J'ai marqué dans mon journal, dit à son tour le duc de Luynes dans son Extraordinaire[20], que M. le prince de Conti travailla dimanche dernier (11 février 1748) avec le Roi. Tout le monde demande quel est le sujet de ce travail ; il paroit que personne ne le sait... Il y a des gens qui prétendent que M. le prince de Conti s'est instruit sur différentes matières dont il vient rendre compte au Roi. On dit qu'il travaille beaucoup et qu'il a plusieurs secrétaires qui paraissent fort occupés[21].

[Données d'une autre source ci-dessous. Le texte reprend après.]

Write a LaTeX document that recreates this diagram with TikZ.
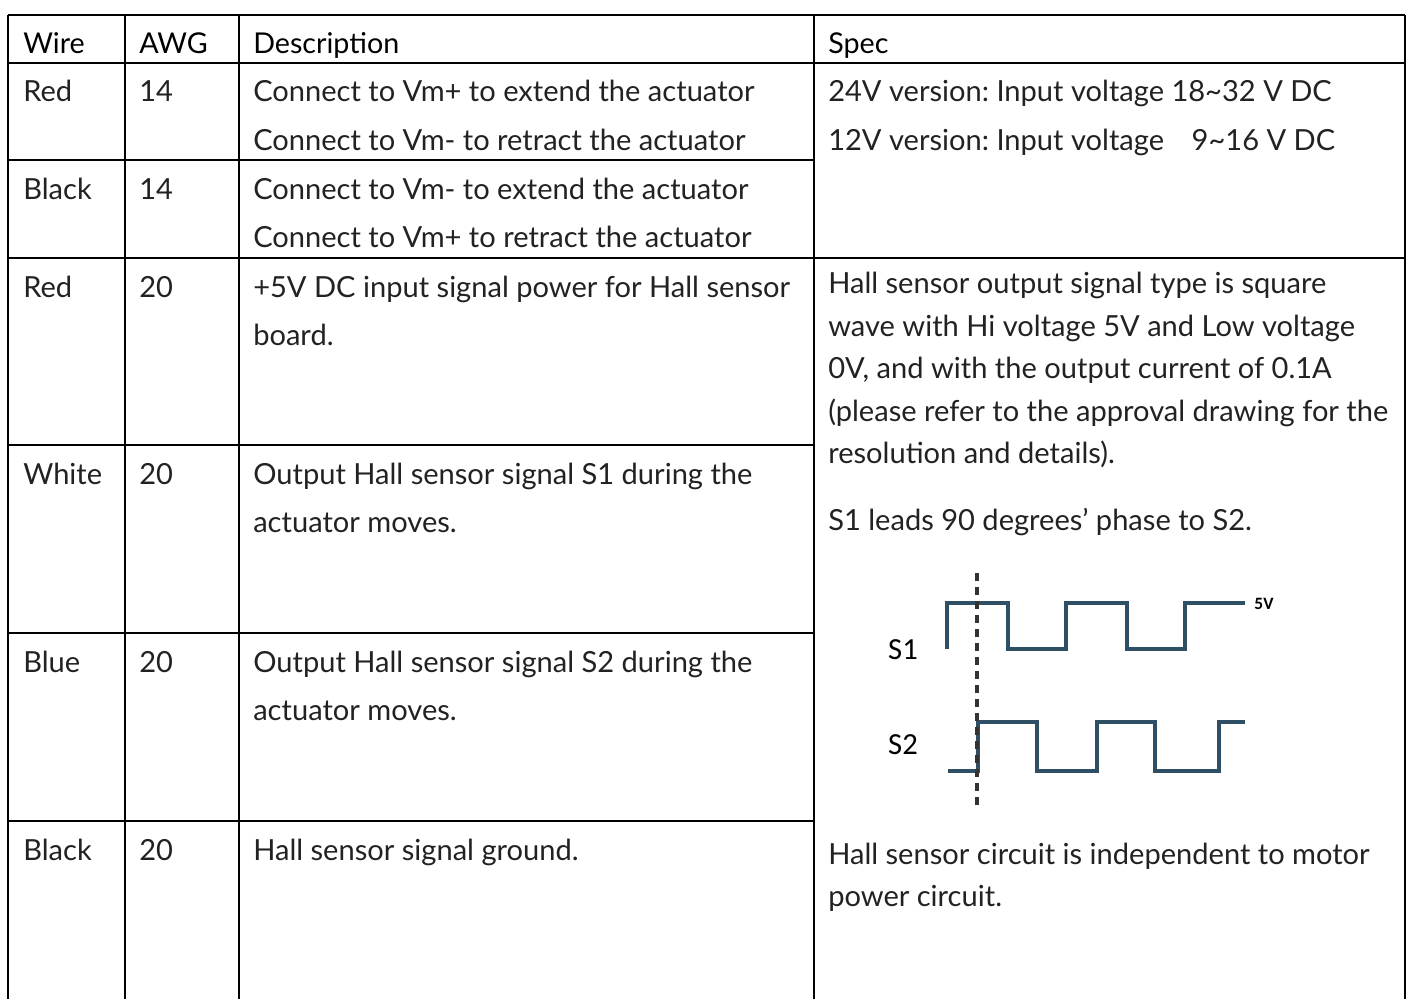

On croyait alors que Mme de Pompadour jouait le prince de Conti en lui procurant avec le roi un travail illusoire, pour exposer tous ses projets et ses vagues idées[22]. Mais, malgré l'apparente disgrâce du prince[23] et sa brouillerie déclarée avec Mme de Pompadour[24], il continuait à venir de temps en temps avec son gros portefeuille, et l'on ne tarda pas à voir que la charge de grand prieur de France[25] ou le choix d'un emplacement pour la statue du roi[26], n'étaient point l'objet de ce travail mystérieux :

J'ai déjà parlé du travail de M le prince de Conti avec le Roi, écrit le duc de Luynes, dans son Extraordinaire (28 septembre 1750). Ce travail continue toujours, et les gens les mieux instruits ignorent absolument de quelles matières ou y traite. M. le prince de Conti arrive de temps en temps avec un portefeuille plus ou moins grand, et quelquefois le travail dure assez longtemps. Il manda il y a quelque temps à M. de Gesvres, de l'Isle-Adam, qu'il ne pouvoit venir travailler avec le Roi, parce que les affaires dont il avoit à lui rendre compte n'étoient pas prêtes. Tout ce qu'on peut juger, c'est qu'il y est question de projets sur diverses matières : guerre, finances, peut-être politique. M. le prince de Conti avoit à parler, il y a quelque temps, de la vente de l'hôtel de Conti. M. de Gesvres, que cette affaire regardoit aussi, lui demandoit souvent s'il en avoit parlé au Roi, et M. le prince de Conti l'avoit toujours oublié; enfin M. de Gesvres le demanda au Roi, et le Roi lui dit : Voilà comme il est, il oublie toujours de me parler de ses affaires. Il est assez singulier qu'avec cette intimité de travail sans fonctions connues, bien loin d'être en grande liaison avec Mme de Pompadour, il n'alloit jamais chez elle…   Tout ce que l'on sait par rapport au travail, c'est que M. le prince de Conti a parlé quelquefois de mémoires qui lui avoient été envoyés…[27]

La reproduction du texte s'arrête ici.